What to do:
Copy the data precisely, character for character, and leave out every picture.

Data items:
-*-

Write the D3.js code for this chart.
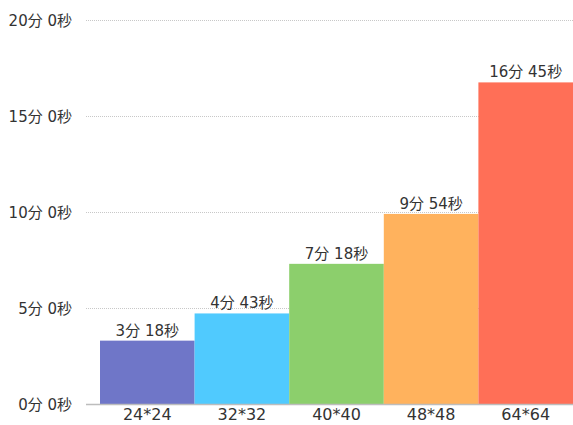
<!DOCTYPE html>
<html><head><meta charset="utf-8">
<script src="https://cdn.jsdelivr.net/npm/d3@7"></script>
<style>
html,body{margin:0;padding:0;background:#fff;}
svg text{font-family:"DejaVu Sans","Noto Sans CJK JP",sans-serif;}
</style></head>
<body>
<svg id="chart" width="573" height="425"></svg>
<script>
const categories = ["24*24","32*32","40*40","48*48","64*64"];
const seconds = [198, 283, 438, 594, 1005];
const colors = ["#6f76c8","#50cafe","#8ccf6c","#ffb25d","#ff6f57"];
const yTicks = [0, 300, 600, 900, 1200];

const fmt = s => Math.floor(s/60) + "分 " + (s%60) + "秒";

const svg = d3.select("#chart");
const x = d3.scaleBand().domain(categories).range([100, 573]).padding(0);
const y = d3.scaleLinear().domain([0, 1200]).range([404, 20]);

// grid
svg.append("g").selectAll("line").data(yTicks.slice(1)).join("line")
  .attr("x1", 86).attr("x2", 573)
  .attr("y1", d => y(d)+0.5).attr("y2", d => y(d)+0.5)
  .attr("stroke", "#c8c8c8").attr("stroke-width", 1).attr("stroke-dasharray", "1,1");

// y axis labels
const yAxis = d3.axisLeft(y).tickValues(yTicks).tickFormat(fmt).tickSize(0).tickPadding(0);
const ya = svg.append("g").attr("transform", "translate(72,0)").call(yAxis);
ya.select(".domain").remove();
ya.selectAll("text").attr("font-size", 15).attr("fill", "#333").attr("dy", "0.35em");

// bars
svg.append("g").selectAll("rect").data(categories).join("rect")
  .attr("x", d => x(d)).attr("width", x.bandwidth())
  .attr("y", (d,i) => y(seconds[i])).attr("height", (d,i) => y(0) - y(seconds[i]))
  .attr("fill", (d,i) => colors[i]);

// value labels
svg.append("g").selectAll("text").data(categories).join("text")
  .attr("x", d => x(d) + x.bandwidth()/2).attr("y", (d,i) => y(seconds[i]) - 5)
  .attr("text-anchor", "middle").attr("font-size", 15).attr("fill", "#333")
  .text((d,i) => fmt(seconds[i]));

// baseline
svg.append("line").attr("x1", 86).attr("x2", 573).attr("y1", 404.5).attr("y2", 404.5)
  .attr("stroke", "#bdbdbd").attr("stroke-width", 1.5);

// x axis
const xAxis = d3.axisBottom(x).tickSize(0).tickPadding(0);
const xa = svg.append("g").attr("transform", "translate(0,0)").call(xAxis);
xa.select(".domain").remove();
xa.selectAll("text").attr("font-size", 16).attr("fill", "#333").attr("y", 420).attr("dy", null);
</script>
</body></html>
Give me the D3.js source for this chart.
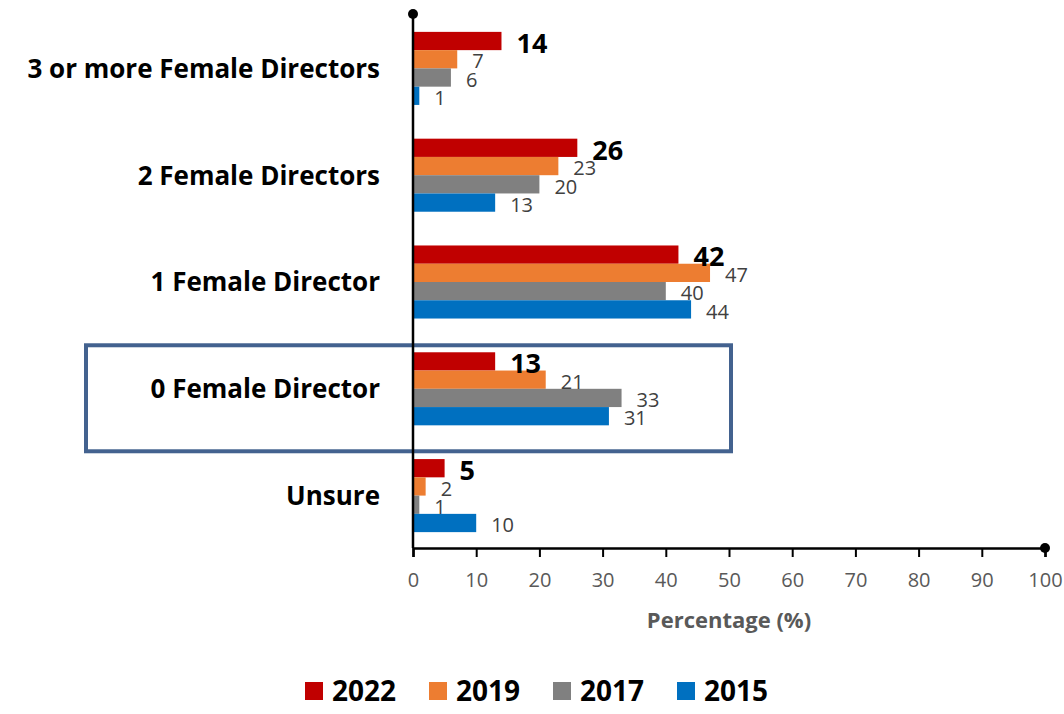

-*-

The solution:
Write the D3.js code for this chart.
<!DOCTYPE html>
<html><head><meta charset="utf-8">
<script src="https://cdn.jsdelivr.net/npm/d3@7"></script>
<style>
html,body{margin:0;padding:0;background:#fff;}
svg text{font-family:"DejaVu Sans","Noto Sans CJK JP",sans-serif;}
</style></head>
<body>
<svg id="chart" width="573" height="425"></svg>
<script>
const categories = ["24*24","32*32","40*40","48*48","64*64"];
const seconds = [198, 283, 438, 594, 1005];
const colors = ["#6f76c8","#50cafe","#8ccf6c","#ffb25d","#ff6f57"];
const yTicks = [0, 300, 600, 900, 1200];

const fmt = s => Math.floor(s/60) + "分 " + (s%60) + "秒";

const svg = d3.select("#chart");
const x = d3.scaleBand().domain(categories).range([100, 573]).padding(0);
const y = d3.scaleLinear().domain([0, 1200]).range([404, 20]);

// grid
svg.append("g").selectAll("line").data(yTicks.slice(1)).join("line")
  .attr("x1", 86).attr("x2", 573)
  .attr("y1", d => y(d)+0.5).attr("y2", d => y(d)+0.5)
  .attr("stroke", "#c8c8c8").attr("stroke-width", 1).attr("stroke-dasharray", "1,1");

// y axis labels
const yAxis = d3.axisLeft(y).tickValues(yTicks).tickFormat(fmt).tickSize(0).tickPadding(0);
const ya = svg.append("g").attr("transform", "translate(72,0)").call(yAxis);
ya.select(".domain").remove();
ya.selectAll("text").attr("font-size", 15).attr("fill", "#333").attr("dy", "0.35em");

// bars
svg.append("g").selectAll("rect").data(categories).join("rect")
  .attr("x", d => x(d)).attr("width", x.bandwidth())
  .attr("y", (d,i) => y(seconds[i])).attr("height", (d,i) => y(0) - y(seconds[i]))
  .attr("fill", (d,i) => colors[i]);

// value labels
svg.append("g").selectAll("text").data(categories).join("text")
  .attr("x", d => x(d) + x.bandwidth()/2).attr("y", (d,i) => y(seconds[i]) - 5)
  .attr("text-anchor", "middle").attr("font-size", 15).attr("fill", "#333")
  .text((d,i) => fmt(seconds[i]));

// baseline
svg.append("line").attr("x1", 86).attr("x2", 573).attr("y1", 404.5).attr("y2", 404.5)
  .attr("stroke", "#bdbdbd").attr("stroke-width", 1.5);

// x axis
const xAxis = d3.axisBottom(x).tickSize(0).tickPadding(0);
const xa = svg.append("g").attr("transform", "translate(0,0)").call(xAxis);
xa.select(".domain").remove();
xa.selectAll("text").attr("font-size", 16).attr("fill", "#333").attr("y", 420).attr("dy", null);
</script>
</body></html>
Give me the D3.js source for this chart.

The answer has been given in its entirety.